La publication de bons résultats dans la revue scientifique réputée The Lancet ouvre du coup un nouveau volet dans la relation complexe entre l'UE et la Russie: la coopération autour de Spoutnik V, au moment même où des sanctions européennes sont en parallèle à l'étude dans l'affaire Navalny.
«Au-delà de toutes les différences politiques qui sont actuellement importantes, nous pouvons néanmoins travailler ensemble dans le cadre d'une pandémie, dans un domaine humanitaire», résumait la chancelière Angela Merkel fin janvier, elle qui s'escrime depuis des années à maintenir envers et contre tout le fil du dialogue avec Vladimir Poutine, malgré l'annexion de la Crimée et même l'espionnage du Parlement allemand dont est accusé Moscou.
Laboratoire allemand
Son ministère allemand de la Santé a annoncé mercredi que la Russie avait d'ores et déjà contacté un laboratoire allemand, IDT Biologika, pour évoquer la production de Spoutnik V.
Dans ce but, l'institut russe Gamaleya, qui développe le produit, ainsi que le fonds russe RDIF «sont intéressés par une coopération pour une possible production et ont contacté IDT Biologika», basé dans l'Etat régional allemand de Saxe-Anhalt, a expliqué une porte-parole du ministère allemand, sans donner de détails sur ces «discussions confidentielles».
Le laboratoire IDT, spécialisé dans la production sur contrat de vaccins, avait mis début janvier en pause le développement d'un vaccin propre après des données moins bonnes qu'espérées sur la réponse immunitaire après une première étude.
Il compte 1 400 salariés pour un chiffre d'affaires en 2019 de 220 millions d'euros, selon ses propres données.
Angela Merkel avait déjà auparavant proposé que l'agence allemande des médicaments «soutienne la Russie» dans sa demande auprès de l'organisme européen compétent, l'EMA.
Et elle avait révélé mardi avoir «parlé précisément de ce point avec le président russe», affirmant que les vaccins russe et chinois étaient les «bienvenus» dès lors qu'ils seront autorisés en Europe.
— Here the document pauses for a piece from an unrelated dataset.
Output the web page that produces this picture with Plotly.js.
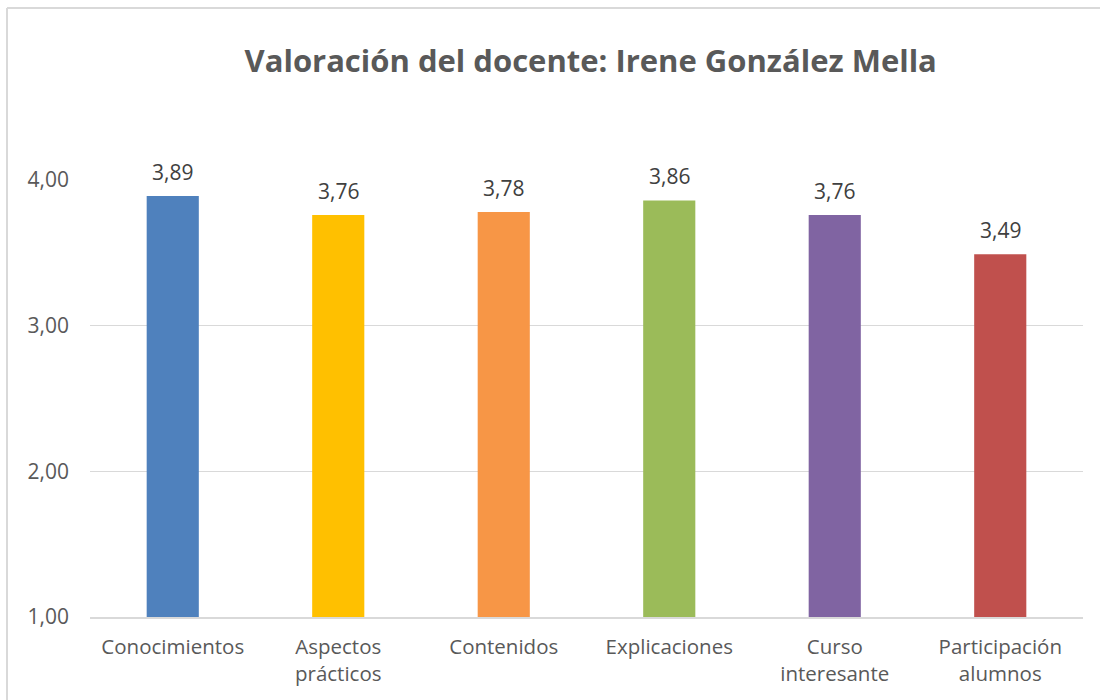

Le vaccin Spoutnik V, initialement accueilli avec scepticisme par la communauté scientifique internationale, est efficace à 91,6% contre les formes symptomatiques du Covid-19, selon les résultats du Lancet validés par des experts indépendants.
Moscou pourrait désormais être dépassée par la demande.
Pour le moment, outre la Russie, le Kazakhstan, l'Inde, la Corée du Sud et le Brésil produisent le Spoutnik V. Le Kremlin vise désormais à produire «dans un avenir très proche» la vaccin dans d'autres pays étrangers, selon un porte-parole.
coopération 'critique'
Le ministre allemand de la Santé, Jens Spahn, a, lui, indiqué mercredi que l'Allemagne servait par ailleurs «d'intermédiaire» pour la demande russe d'étudier des options de production en Allemagne et en Europe.
Estimant une coopération «constructive et critique», il estime possible une homologation par l'EMA après des résultats «encourageants» des essais cliniques.
L'Allemagne se retrouve en conséquence à faire le grand écart politique dans ses relations avec Moscou: besoin du vaccin russe, soutien au projet controversé de gazoduc Nord Stream II en dépit des pressions américaines et de l'opposition française, et de l'autre tensions après l'emprisonnement de l'opposant Alexeï Navalny.
Sur ce dernier dossier, Berlin a indiqué que de nouvelles sanctions ne sont «pas exclues». Plusieurs responsables politiquent allemands affirment dans le même temps qu'elles ne serviraient à rien.
Berlin réclame la libération de M. Navalny et condamne la répression des manifestations mais considère Nord Stream comme «un dossier économique» dans lequel le gouvernement «a toujours refusé de s'immiscer», a réitéré lundi un porte-parole de Mme Merkel.
Le projet de gazoduc entre la Russie et l'Allemagne est considéré par beaucoup comme stratégique, même si cette position devient plus en plus embarrassante pour Berlin, à mesure que se raidit le régime russe.